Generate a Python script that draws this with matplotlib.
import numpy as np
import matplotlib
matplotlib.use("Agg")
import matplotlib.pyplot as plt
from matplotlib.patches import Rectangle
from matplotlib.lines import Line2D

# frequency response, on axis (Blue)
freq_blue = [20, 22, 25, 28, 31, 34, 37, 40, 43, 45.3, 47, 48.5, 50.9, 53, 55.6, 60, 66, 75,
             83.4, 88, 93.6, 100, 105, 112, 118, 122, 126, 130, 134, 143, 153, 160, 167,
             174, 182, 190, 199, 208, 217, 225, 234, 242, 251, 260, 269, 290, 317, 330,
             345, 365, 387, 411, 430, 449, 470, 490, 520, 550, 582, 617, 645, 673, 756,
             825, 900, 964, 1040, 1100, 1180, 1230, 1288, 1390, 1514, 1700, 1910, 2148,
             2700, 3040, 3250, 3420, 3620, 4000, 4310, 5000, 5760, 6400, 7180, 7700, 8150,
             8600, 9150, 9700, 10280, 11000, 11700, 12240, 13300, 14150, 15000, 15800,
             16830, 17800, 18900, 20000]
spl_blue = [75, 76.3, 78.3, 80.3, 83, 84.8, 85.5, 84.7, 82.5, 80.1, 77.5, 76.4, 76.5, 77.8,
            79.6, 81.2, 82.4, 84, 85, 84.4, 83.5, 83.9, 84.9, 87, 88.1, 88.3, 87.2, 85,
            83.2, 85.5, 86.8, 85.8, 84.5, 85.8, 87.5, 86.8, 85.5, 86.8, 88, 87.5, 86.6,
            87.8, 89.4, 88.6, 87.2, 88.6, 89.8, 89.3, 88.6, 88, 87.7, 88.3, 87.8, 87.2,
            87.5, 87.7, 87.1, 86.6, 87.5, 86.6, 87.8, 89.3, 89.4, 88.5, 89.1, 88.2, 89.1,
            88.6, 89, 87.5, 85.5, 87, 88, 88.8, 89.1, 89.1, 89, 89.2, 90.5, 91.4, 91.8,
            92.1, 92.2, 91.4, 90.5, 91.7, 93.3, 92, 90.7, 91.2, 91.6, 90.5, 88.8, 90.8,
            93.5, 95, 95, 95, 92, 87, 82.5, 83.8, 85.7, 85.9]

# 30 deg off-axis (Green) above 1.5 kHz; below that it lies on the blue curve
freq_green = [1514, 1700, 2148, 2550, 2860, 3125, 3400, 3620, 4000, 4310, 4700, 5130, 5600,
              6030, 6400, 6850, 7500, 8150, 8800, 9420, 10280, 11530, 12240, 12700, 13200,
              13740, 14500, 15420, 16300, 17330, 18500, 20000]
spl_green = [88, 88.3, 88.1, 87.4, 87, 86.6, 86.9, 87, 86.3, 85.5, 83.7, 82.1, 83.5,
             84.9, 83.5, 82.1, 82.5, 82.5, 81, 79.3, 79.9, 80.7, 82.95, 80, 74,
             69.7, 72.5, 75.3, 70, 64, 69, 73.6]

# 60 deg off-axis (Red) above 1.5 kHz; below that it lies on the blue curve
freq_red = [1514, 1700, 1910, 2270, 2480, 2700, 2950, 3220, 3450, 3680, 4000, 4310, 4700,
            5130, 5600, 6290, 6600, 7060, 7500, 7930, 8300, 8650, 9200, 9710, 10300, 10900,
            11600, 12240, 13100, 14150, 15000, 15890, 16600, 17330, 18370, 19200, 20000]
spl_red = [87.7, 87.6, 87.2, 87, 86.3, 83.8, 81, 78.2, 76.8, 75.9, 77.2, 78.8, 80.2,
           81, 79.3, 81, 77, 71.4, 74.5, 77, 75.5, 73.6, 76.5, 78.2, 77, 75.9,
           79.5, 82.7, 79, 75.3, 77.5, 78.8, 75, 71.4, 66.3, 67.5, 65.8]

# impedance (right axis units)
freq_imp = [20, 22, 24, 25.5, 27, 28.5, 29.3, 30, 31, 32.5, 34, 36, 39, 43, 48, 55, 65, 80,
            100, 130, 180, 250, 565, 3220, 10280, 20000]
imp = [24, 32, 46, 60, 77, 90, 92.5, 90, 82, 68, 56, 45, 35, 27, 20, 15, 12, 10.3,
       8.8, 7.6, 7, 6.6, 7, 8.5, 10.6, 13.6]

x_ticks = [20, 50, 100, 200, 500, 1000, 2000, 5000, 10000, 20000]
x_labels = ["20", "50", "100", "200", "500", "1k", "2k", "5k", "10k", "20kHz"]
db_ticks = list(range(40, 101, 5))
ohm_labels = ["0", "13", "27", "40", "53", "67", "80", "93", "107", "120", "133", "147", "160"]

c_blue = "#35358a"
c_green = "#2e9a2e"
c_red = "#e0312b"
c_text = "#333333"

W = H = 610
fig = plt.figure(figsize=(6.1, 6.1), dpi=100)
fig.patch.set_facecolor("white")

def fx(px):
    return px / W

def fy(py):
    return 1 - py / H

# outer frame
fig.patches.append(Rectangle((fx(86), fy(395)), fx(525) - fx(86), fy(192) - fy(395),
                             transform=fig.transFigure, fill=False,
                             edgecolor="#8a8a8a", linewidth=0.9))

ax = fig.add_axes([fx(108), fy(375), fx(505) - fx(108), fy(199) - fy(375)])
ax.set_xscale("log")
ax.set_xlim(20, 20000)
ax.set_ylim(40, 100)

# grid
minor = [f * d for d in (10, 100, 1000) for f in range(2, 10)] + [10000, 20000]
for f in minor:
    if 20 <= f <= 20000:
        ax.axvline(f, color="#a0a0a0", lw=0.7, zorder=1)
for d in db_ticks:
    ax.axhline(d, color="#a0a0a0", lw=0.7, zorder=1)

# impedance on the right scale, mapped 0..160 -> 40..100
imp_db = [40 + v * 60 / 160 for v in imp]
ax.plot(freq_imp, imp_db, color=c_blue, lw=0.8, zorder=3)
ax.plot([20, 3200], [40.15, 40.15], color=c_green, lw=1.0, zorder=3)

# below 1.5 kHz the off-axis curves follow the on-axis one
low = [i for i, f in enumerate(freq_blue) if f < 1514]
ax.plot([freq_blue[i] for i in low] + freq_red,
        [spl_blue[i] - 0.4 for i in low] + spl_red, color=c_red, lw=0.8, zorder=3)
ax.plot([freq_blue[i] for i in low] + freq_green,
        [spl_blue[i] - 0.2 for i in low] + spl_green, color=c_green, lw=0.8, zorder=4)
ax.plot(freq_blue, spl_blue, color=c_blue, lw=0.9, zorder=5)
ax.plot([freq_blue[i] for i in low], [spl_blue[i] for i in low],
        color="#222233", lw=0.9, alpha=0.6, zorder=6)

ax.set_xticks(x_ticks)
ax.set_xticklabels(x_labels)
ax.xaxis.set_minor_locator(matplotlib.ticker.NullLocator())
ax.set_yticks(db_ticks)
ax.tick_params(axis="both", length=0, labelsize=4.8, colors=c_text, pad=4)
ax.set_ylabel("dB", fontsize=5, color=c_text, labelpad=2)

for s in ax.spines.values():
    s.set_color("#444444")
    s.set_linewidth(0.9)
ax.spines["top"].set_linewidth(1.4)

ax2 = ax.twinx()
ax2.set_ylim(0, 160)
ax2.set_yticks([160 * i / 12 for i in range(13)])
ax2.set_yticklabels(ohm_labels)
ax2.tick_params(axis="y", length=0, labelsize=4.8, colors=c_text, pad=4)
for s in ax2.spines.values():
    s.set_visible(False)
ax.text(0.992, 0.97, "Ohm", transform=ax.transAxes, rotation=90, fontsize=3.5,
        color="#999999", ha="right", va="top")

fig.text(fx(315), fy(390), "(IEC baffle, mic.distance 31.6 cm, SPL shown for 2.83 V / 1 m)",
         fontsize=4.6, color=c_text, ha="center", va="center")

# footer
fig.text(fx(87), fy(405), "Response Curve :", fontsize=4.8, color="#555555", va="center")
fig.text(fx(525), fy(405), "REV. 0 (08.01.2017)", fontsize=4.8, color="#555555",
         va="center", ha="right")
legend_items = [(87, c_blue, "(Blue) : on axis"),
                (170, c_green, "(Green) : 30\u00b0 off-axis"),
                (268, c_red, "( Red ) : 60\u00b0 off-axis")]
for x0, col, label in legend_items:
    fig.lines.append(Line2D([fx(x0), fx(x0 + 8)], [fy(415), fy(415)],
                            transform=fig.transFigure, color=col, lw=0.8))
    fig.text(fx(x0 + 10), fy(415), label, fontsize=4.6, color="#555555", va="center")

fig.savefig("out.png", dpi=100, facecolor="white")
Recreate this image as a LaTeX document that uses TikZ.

----

Exercise objective → Beginning at the first line above, repeat exactly until the line containing "from matplotlib.lines import Line2D", which is included.

Exercise solution →
Generate a Python script that draws this with matplotlib.
import numpy as np
import matplotlib
matplotlib.use("Agg")
import matplotlib.pyplot as plt
from matplotlib.patches import Rectangle
from matplotlib.lines import Line2D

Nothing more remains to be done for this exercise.